The survey, which asked over 20,000 people in 27 countries what they thought damaged people’s careers, revealed that 54% of UK respondents thought that being unable or unwilling to work beyond normal working hours was equally likely to damage one’s career regardless of gender. However, where people picked sides, they were more likely to say this would be damaging for women (22%) compared with 6% who said this would be more harmful for men.
What makes this worrying is that we already know women, especially mothers, are more likely to be unable or unwilling to work excess hours. Where there is a choice between who works long hours and who steps back within a heterosexual couple with children, it is typically women who reduce hours, even when they have similar earnings potential to their partners. According to recent ONS figures, around three in 10 mothers (28.5%) said they “reduced working hours” because of childcare, while just one in 20 (4.8%) of fathers said they did this.
The perceptions in this latest survey echo the findings of our research from the Global Institute for Women’s Leadership, published in October 2019. These highlighted that reduced working hours can lead to penalties for women including low wages, a lack of progression, as well as discrimination and stigma, which may be part of what is driving the increasing trend for female self-employment.
In contrast, men are increasingly gaining an “overwork premium”, so much so that men’s overtime hours are said to be fuelling the gender pay gap, especially within some heterosexual couples with children, where women reducing their working hours (and thus their pay and prospects) enables men to increase theirs exponentially.
But what happens to men who opt out of longer hours? Though very few of our survey respondents thought men were likely to suffer more than women, the chances are that in the current culture of work they may suffer just as much. A 2016 study showed that US men who work part-time are perceived as less competent and committed, facing heavy penalties when job-seeking. The “ideal worker” – a person who can dedicate their entire self to work with no other demands on their time – is a masculine norm, with men who don’t fulfil it suffering stigma and even ridicule.

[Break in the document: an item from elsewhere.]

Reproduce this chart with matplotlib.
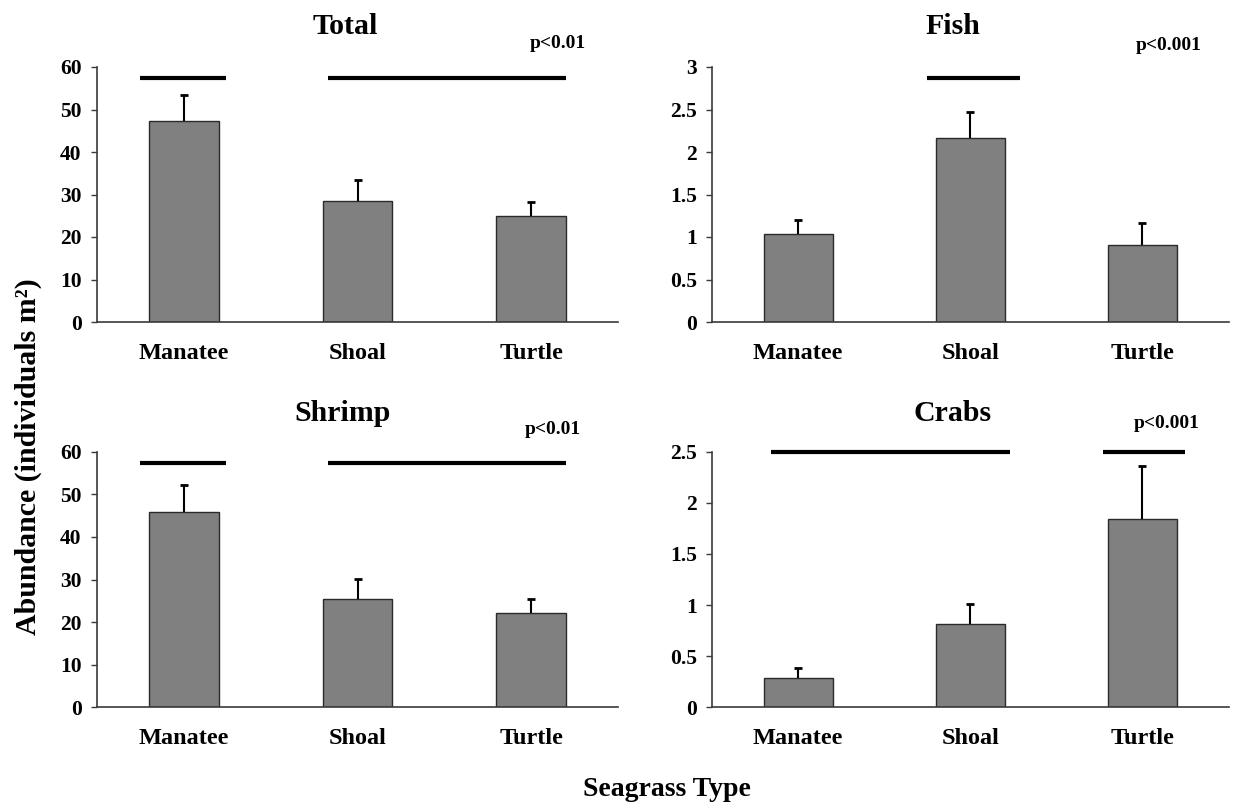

High profile cases such as two senior men at the insurance company Aviva who work in a job share – suggest that men can still maintain a career while opting for an alternative working pattern. Yet, while such men should be applauded, they are still extremely rare. According to the ONS’s most recent statistics, where children are under 5, the most common working pattern is still for women to work part-time and men full-time. Overall, 40% of women but just 13% of men work par- time. Yet this is not inevitable – there are wide variations in men and women’s working hours internationally that don’t always conform to this pattern.
What’s more, while individuals may gain income and career progression for putting in excess face-time, they won’t be any happier or more productive, casting doubt on the idea that the employee who works all hours is really the “ideal worker”. Recent research suggests that working just 8 hours a week is enough to gain the wellbeing benefits of employment. While this would be an extreme change from the current 40-hour UK average there is scope for the working week to be drastically reduced, particularly in the face of automation-associated job losses.
And what about those who can’t work excess hours for other reasons, like chronic illness, caring for a relative, or simply wanting some work-life balance? It should be possible for them to contribute to society, pursue and achieve their career goals, and maintain their economic stability.
We need to start acknowledging that everyone has responsibilities outside work and should not lose out from fulfilling them. We need employers to recognise that there is no such thing as the ideal worker, and implement policies that prevent people from being marginalised when they step outside the norm, creating new norms that enable everyone to flourish inside and outside the workplace.
Rose Cook is a Senior Research Fellow at the Global Institute for Women's Leadership.